Au rang des satisfactions, Alexis Vuillermoz, vainqueur d’étape à Mûr-de-Bretagne, a lui aussi crevé l’écran…
Alexis nous a sorti un truc extraordinaire, hors-norme. Ça montre les dispositions physiques qu’il possède. Il a un peu plus souffert dans les Alpes, avec un coup de moins bien durant un jour ou deux, mais il a finalement terminé sur une belle note en rendant samedi un fier service à Romain. C’est un garçon qui a beaucoup de qualités. Ce qu’il a démontré à Mûr-de-Bretagne comme dans le Mur de Huy (3ème) nous laisse entrevoir un potentiel extraordinaire.
Il y a un an, vous aviez estimé qu’on ne changeait pas une équipe qui gagne et aviez très peu modifié votre effectif. Le mercato va s’ouvrir samedi, qu’en sera-t-il cette fois ?
Nous allons à nouveau très peu modifier l’équipe. Beaucoup de nos coureurs sont encore sous contrat.
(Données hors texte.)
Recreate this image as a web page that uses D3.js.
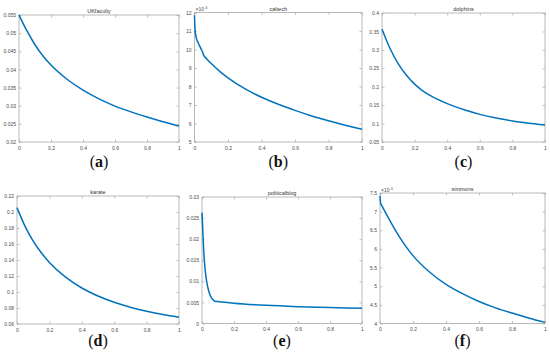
<!DOCTYPE html>
<html><head><meta charset="utf-8">
<script src="https://cdn.jsdelivr.net/npm/d3@7"></script>
<style>html,body{margin:0;padding:0;background:#fff;}svg{display:block;}</style>
</head><body>
<svg id="chart" width="550" height="354"></svg>
<script>
// ---- data ----
const titles = ["UKfaculty","caltech","dolphins","karate","politicalblog","simmons"];
const letters = ["a","b","c","d","e","f"];
const xTicks = [0,0.2,0.4,0.6,0.8,1];

const ukX = [0,0.05,0.1,0.15,0.2,0.3,0.4,0.5,0.6,0.7,0.8,0.9,1];
const ukY = [0.055,0.0506,0.0468,0.0437,0.0412,0.0373,0.0343,0.0319,0.0299,0.0283,0.0269,0.0256,0.0244];

const calX = [0,0.003,0.01,0.02,0.04,0.05,0.055,0.06,0.08,0.1,0.15,0.2,0.3,0.4,0.5,0.6,0.7,0.8,0.9,1];
const calY = [11.85,11.1,10.65,10.4,10.02,9.82,9.68,9.62,9.42,9.24,8.82,8.47,7.88,7.42,7.04,6.71,6.41,6.15,5.91,5.69];

const dolX = [0,0.05,0.1,0.15,0.2,0.25,0.3,0.4,0.5,0.6,0.7,0.8,0.9,1];
const dolY = [0.356,0.303,0.262,0.231,0.207,0.189,0.175,0.154,0.138,0.125,0.115,0.107,0.101,0.096];

const karX = [0,0.05,0.1,0.15,0.2,0.3,0.4,0.5,0.6,0.7,0.8,0.9,1];
const karY = [0.2055,0.182,0.1635,0.149,0.137,0.1185,0.105,0.095,0.0872,0.081,0.076,0.0718,0.0685];

const polX = [0,0.005,0.01,0.015,0.02,0.03,0.04,0.05,0.06,0.07,0.08,0.1,0.2,0.4,0.6,0.8,1];
const polY = [0.0263,0.022,0.0178,0.0148,0.0126,0.0098,0.008,0.0068,0.006,0.0056,0.0053,0.0052,0.0048,0.0043,0.004,0.0038,0.0036];

const simX = [0,0.004,0.01,0.05,0.1,0.15,0.2,0.3,0.4,0.5,0.6,0.7,0.8,0.9,1];
const simY = [7.42,7.22,7.17,6.84,6.45,6.11,5.82,5.38,5.05,4.8,4.59,4.42,4.28,4.15,4.03];

const yTicksA = [0.02,0.025,0.03,0.035,0.04,0.045,0.05,0.055];
const yTicksB = [5,6,7,8,9,10,11,12];
const yTicksC = [0.05,0.1,0.15,0.2,0.25,0.3,0.35,0.4];
const yTicksD = [0.06,0.08,0.1,0.12,0.14,0.16,0.18,0.2,0.22];
const yTicksE = [0,0.005,0.01,0.015,0.02,0.025,0.03];
const yTicksF = [4,4.5,5,5.5,6,6.5,7,7.5];

const series = [
  {x: ukX, y: ukY, ticks: yTicksA, exp: false},
  {x: calX, y: calY, ticks: yTicksB, exp: true},
  {x: dolX, y: dolY, ticks: yTicksC, exp: false},
  {x: karX, y: karY, ticks: yTicksD, exp: false},
  {x: polX, y: polY, ticks: yTicksE, exp: false},
  {x: simX, y: simY, ticks: yTicksF, exp: true}
];

// ---- layout ----
const boxes = [
  {l:19, r:179, t:15, b:142},
  {l:194.5, r:362, t:12.5, b:142},
  {l:382, r:545, t:13, b:142},
  {l:17, r:179, t:196, b:324},
  {l:202, r:362, t:197, b:323.5},
  {l:380, r:545, t:193, b:323.5}
];
const labelY = [167, 167, 167, 346, 346, 346];

const svg = d3.select("#chart");
const axisColor = "#a8a8a8";
const textColor = "#4a4a4a";
const fontTick = "Liberation Sans, Arial, sans-serif";

series.forEach((s, i) => {
  const bx = boxes[i];
  const x = d3.scaleLinear().domain([0,1]).range([bx.l, bx.r]);
  const y = d3.scaleLinear().domain([s.ticks[0], s.ticks[s.ticks.length-1]]).range([bx.b, bx.t]);
  const g = svg.append("g");

  g.append("rect").attr("x", bx.l).attr("y", bx.t)
    .attr("width", bx.r - bx.l).attr("height", bx.b - bx.t)
    .attr("fill", "none").attr("stroke", axisColor).attr("stroke-width", 0.8);

  const fmt = v => d3.format("~g")(+v.toFixed(6));

  const xb = g.append("g").attr("transform", `translate(0,${bx.b})`)
    .call(d3.axisBottom(x).tickValues(xTicks).tickSize(-2.5).tickPadding(4).tickFormat(fmt));
  const xt = g.append("g").attr("transform", `translate(0,${bx.t})`)
    .call(d3.axisTop(x).tickValues(xTicks).tickSize(-2.5).tickFormat(""));
  const yl = g.append("g").attr("transform", `translate(${bx.l},0)`)
    .call(d3.axisLeft(y).tickValues(s.ticks).tickSize(-2.5).tickPadding(3).tickFormat(fmt));
  const yr = g.append("g").attr("transform", `translate(${bx.r},0)`)
    .call(d3.axisRight(y).tickValues(s.ticks).tickSize(-2.5).tickFormat(""));
  [xb, xt, yl, yr].forEach(a => {
    a.select(".domain").remove();
    a.selectAll("line").attr("stroke", axisColor).attr("stroke-width", 0.7);
    a.selectAll("text").attr("fill", textColor).attr("font-size", 5).attr("font-family", fontTick);
  });

  if (s.exp) {
    const t = g.append("text").attr("x", bx.l + 1).attr("y", bx.t - 1.5)
      .attr("font-size", 5).attr("font-family", fontTick).attr("fill", textColor);
    t.append("tspan").text("\u00d710");
    t.append("tspan").attr("dy", -2).attr("font-size", 3.6).text("-3");
  }

  g.append("text").attr("x", (bx.l + bx.r)/2).attr("y", bx.t - 2)
    .attr("text-anchor", "middle").attr("font-size", 5.5).attr("font-family", fontTick)
    .attr("fill", "#333").text(titles[i]);

  const pts = s.x.map((v, k) => [v, s.y[k]]);
  g.append("path").datum(pts)
    .attr("d", d3.line().x(d => x(d[0])).y(d => y(d[1])).curve(d3.curveMonotoneX))
    .attr("fill", "none").attr("stroke", "#0072BD").attr("stroke-width", 1.5);

  const lab = svg.append("text").attr("x", (bx.l + bx.r)/2).attr("y", labelY[i])
    .attr("text-anchor", "middle").attr("font-size", 16)
    .attr("font-family", "Liberation Serif, Times New Roman, serif").attr("fill", "#111");
  lab.append("tspan").text("(");
  lab.append("tspan").attr("font-weight", "bold").text(letters[i]);
  lab.append("tspan").text(")");
});
</script>
</body></html>
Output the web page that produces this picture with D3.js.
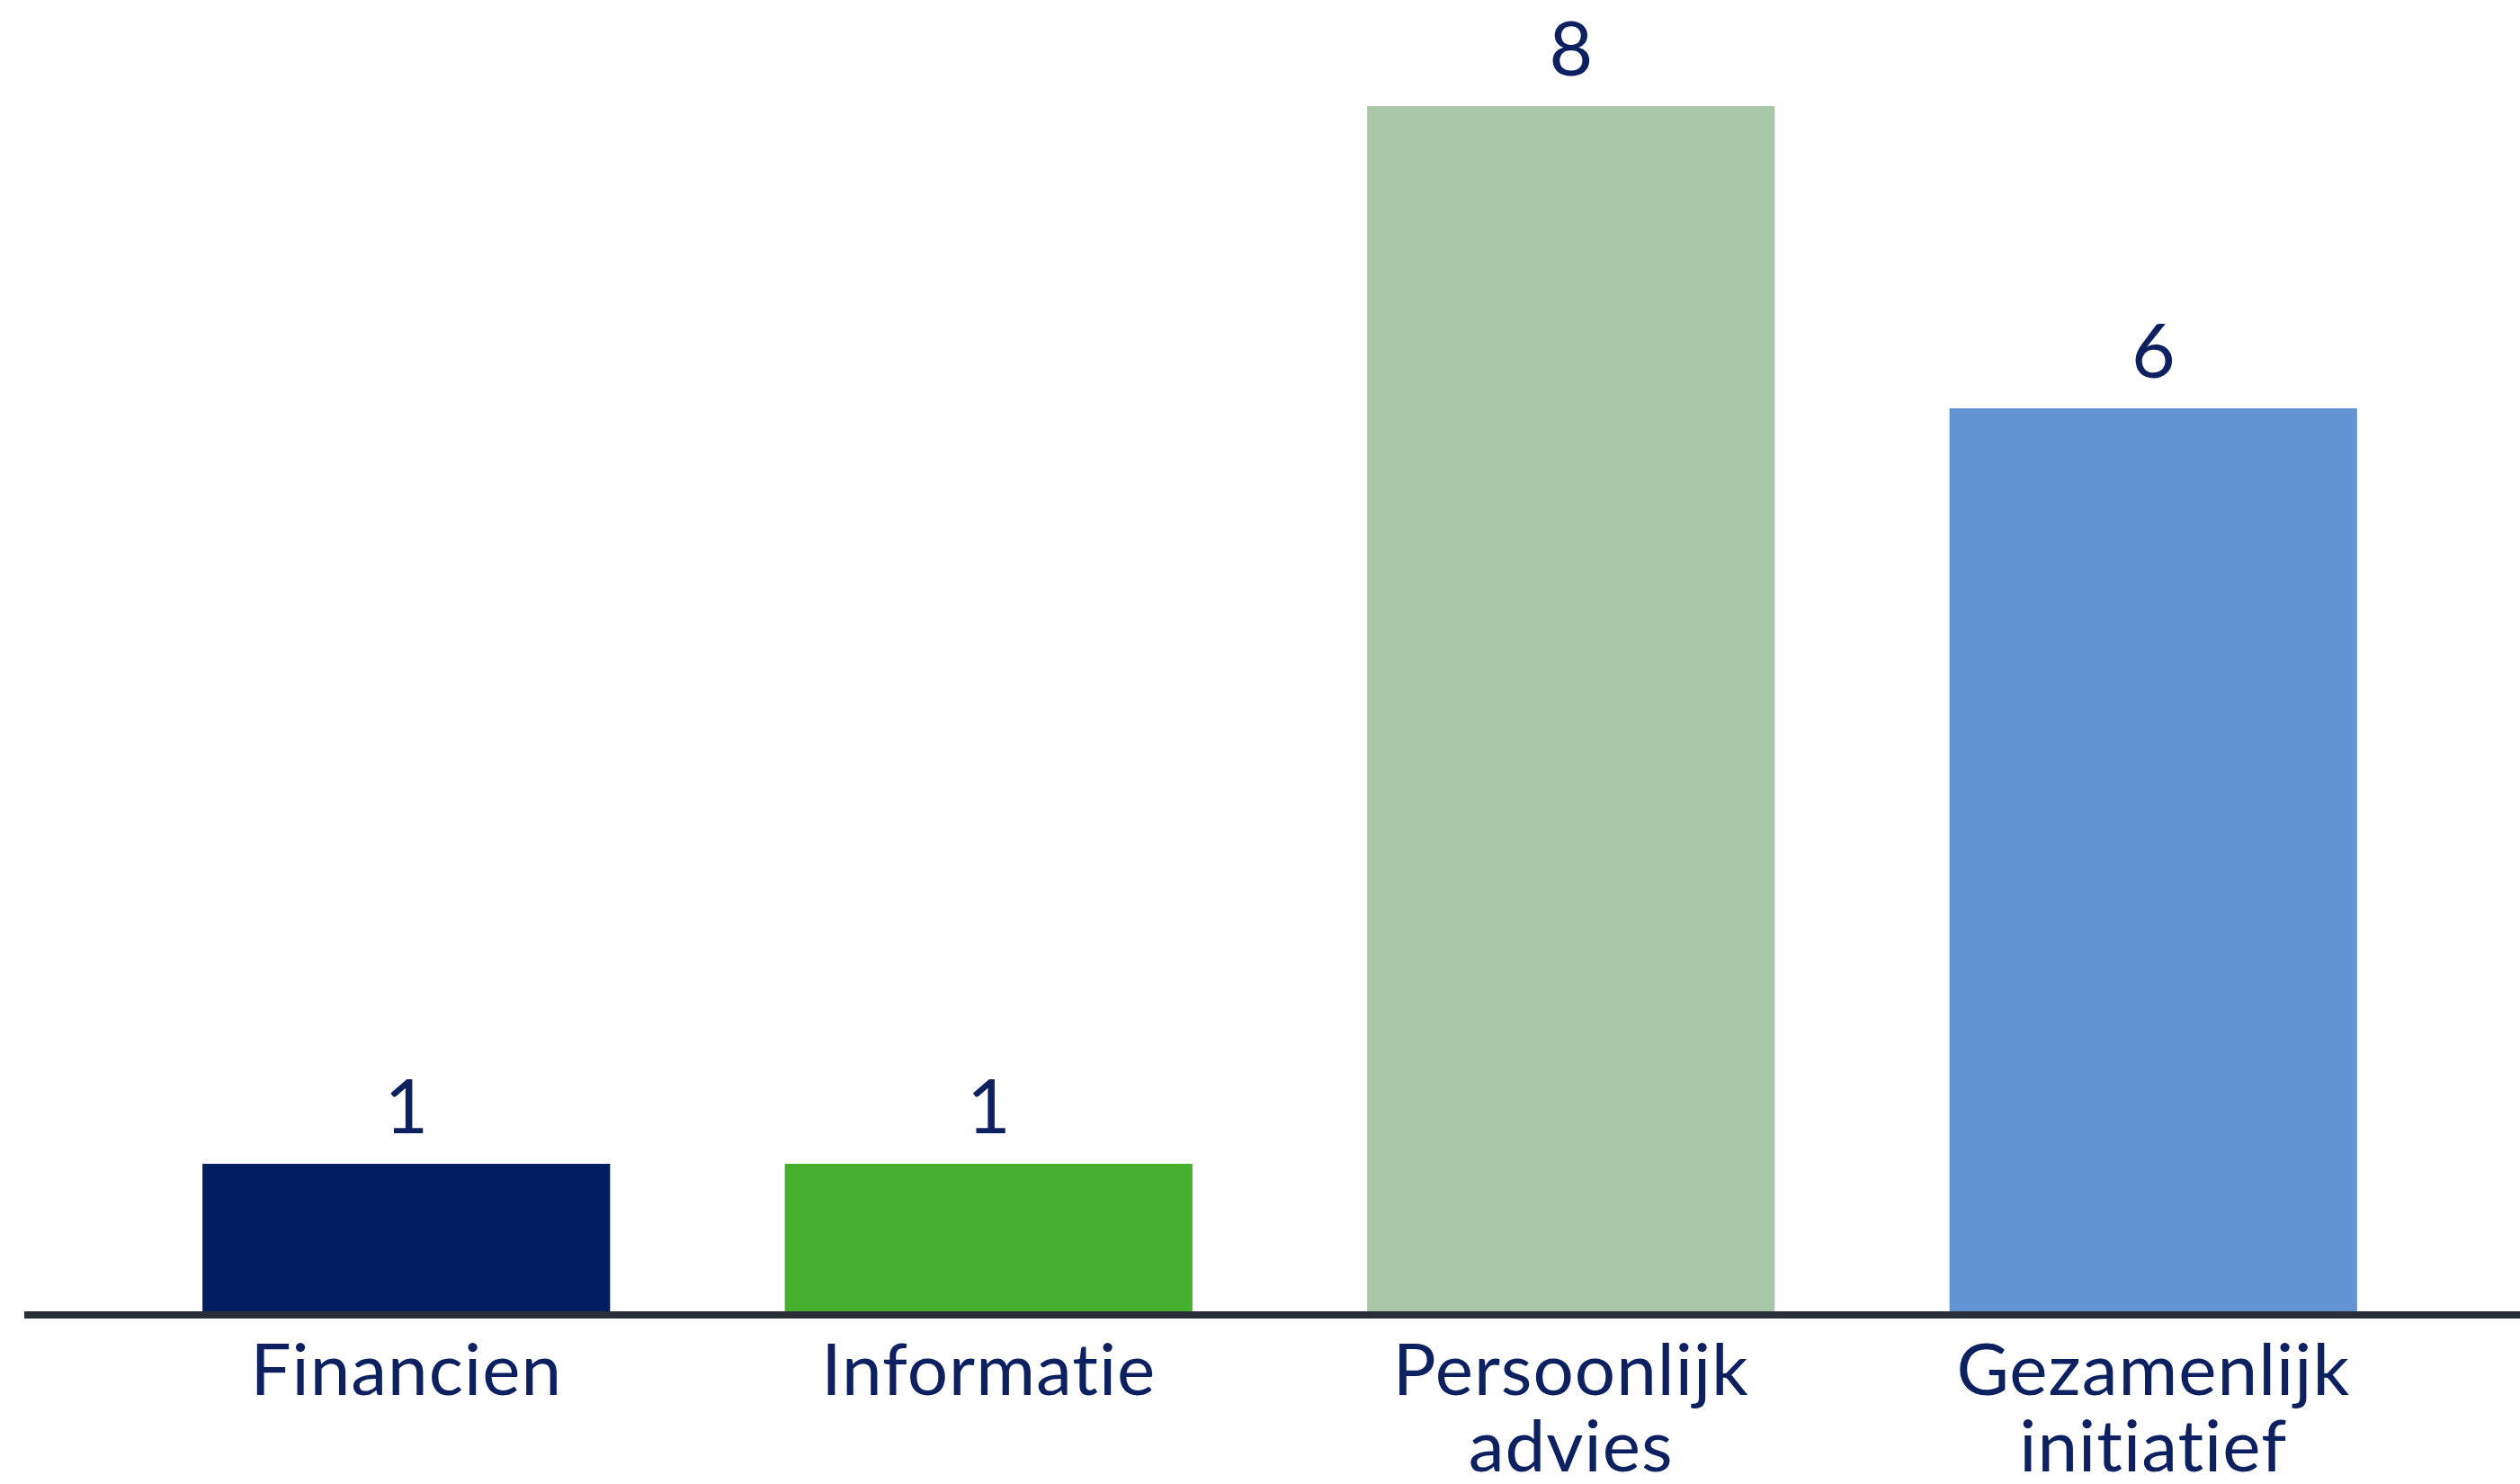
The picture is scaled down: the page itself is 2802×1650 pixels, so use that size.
<!DOCTYPE html>
<html><head><meta charset="utf-8">
<script src="https://cdn.jsdelivr.net/npm/d3@7"></script>
<style>html,body{margin:0;padding:0;background:#fff;}svg{display:block;}text{font-variant-ligatures:none;font-feature-settings:"liga" 0,"clig" 0;}</style>
</head><body>
<script>
const categories = [["Financien"], ["Informatie"], ["Persoonlijk", "advies"], ["Gezamenlijk", "initiatief"]];
const values = [1, 1, 8, 6];
const colors = ["#011e5e", "#45b02c", "#a8c5a8", "#6294d4"];

const W = 2802, H = 1650;
const svg = d3.select("body").append("svg").attr("width", W).attr("height", H);
const keys = categories.map(c => c.join(" "));
const x = d3.scaleBand().domain(keys).range([128, 2718]).paddingInner(0.3).paddingOuter(0.15);
const y = d3.scaleLinear().domain([0, 8]).range([1462, 118]);
const font = "Lato, 'Open Sans', sans-serif";
const textColor = "#0d2160";

svg.selectAll("rect.bar").data(values).join("rect")
  .attr("class", "bar")
  .attr("x", (d, i) => x(keys[i]))
  .attr("width", x.bandwidth())
  .attr("y", d => y(d))
  .attr("height", d => y(0) - y(d))
  .attr("fill", (d, i) => colors[i]);

svg.selectAll("text.val").data(values).join("text")
  .attr("class", "val")
  .attr("x", (d, i) => x(keys[i]) + x.bandwidth() / 2)
  .attr("y", d => y(d) - 34)
  .attr("text-anchor", "middle")
  .attr("font-family", font)
  .attr("font-size", 84)
  .attr("fill", textColor)
  .text(d => d);

svg.append("line")
  .attr("x1", 27).attr("x2", W)
  .attr("y1", y(0)).attr("y2", y(0))
  .attr("stroke", "#2a2e36").attr("stroke-width", 8);

const lab = svg.selectAll("text.cat").data(categories).join("text")
  .attr("class", "cat")
  .attr("text-anchor", "middle")
  .attr("font-family", font)
  .attr("font-size", 80)
  .attr("letter-spacing", 1)
  .attr("fill", textColor);
lab.each(function(lines, i) {
  const t = d3.select(this);
  lines.forEach((l, j) => {
    t.append("tspan")
      .attr("x", x(keys[i]) + x.bandwidth() / 2)
      .attr("y", 1551 + j * 85)
      .text(l);
  });
});
</script>
</body></html>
Ceux qui arrivent en fin de contrat seront pour l’essentiel conservés. On demande à ces coureurs de faire le job toute l’année sans qu’ils puissent aller chercher de résultats personnels. Nous leur faisons confiance et nous devons montrer notre solidarité envers les gens qui travaillent en les conservant. Dès lors nous ne renouvellerons que très peu l’équipe.
Dans un peu plus de trois semaines, ce sera déjà le départ de la Vuelta. Autour de qui sera construite l’équipe Ag2r La Mondiale ?
Domenico Pozzovivo et Carlos Betancur en seront les leaders. Mikaël Chérel va doubler après sa 18ème place au Tour de France. Et Alexis Gougeard va faire son entrée sur un Grand Tour. Nous aurons une équipe qui ira à la bataille en essayant d’entourer du mieux possible un coureur qui vaut le coup comme Domenico Pozzovivo.
Propos recueillis à Sèvres le 26 juillet 2015.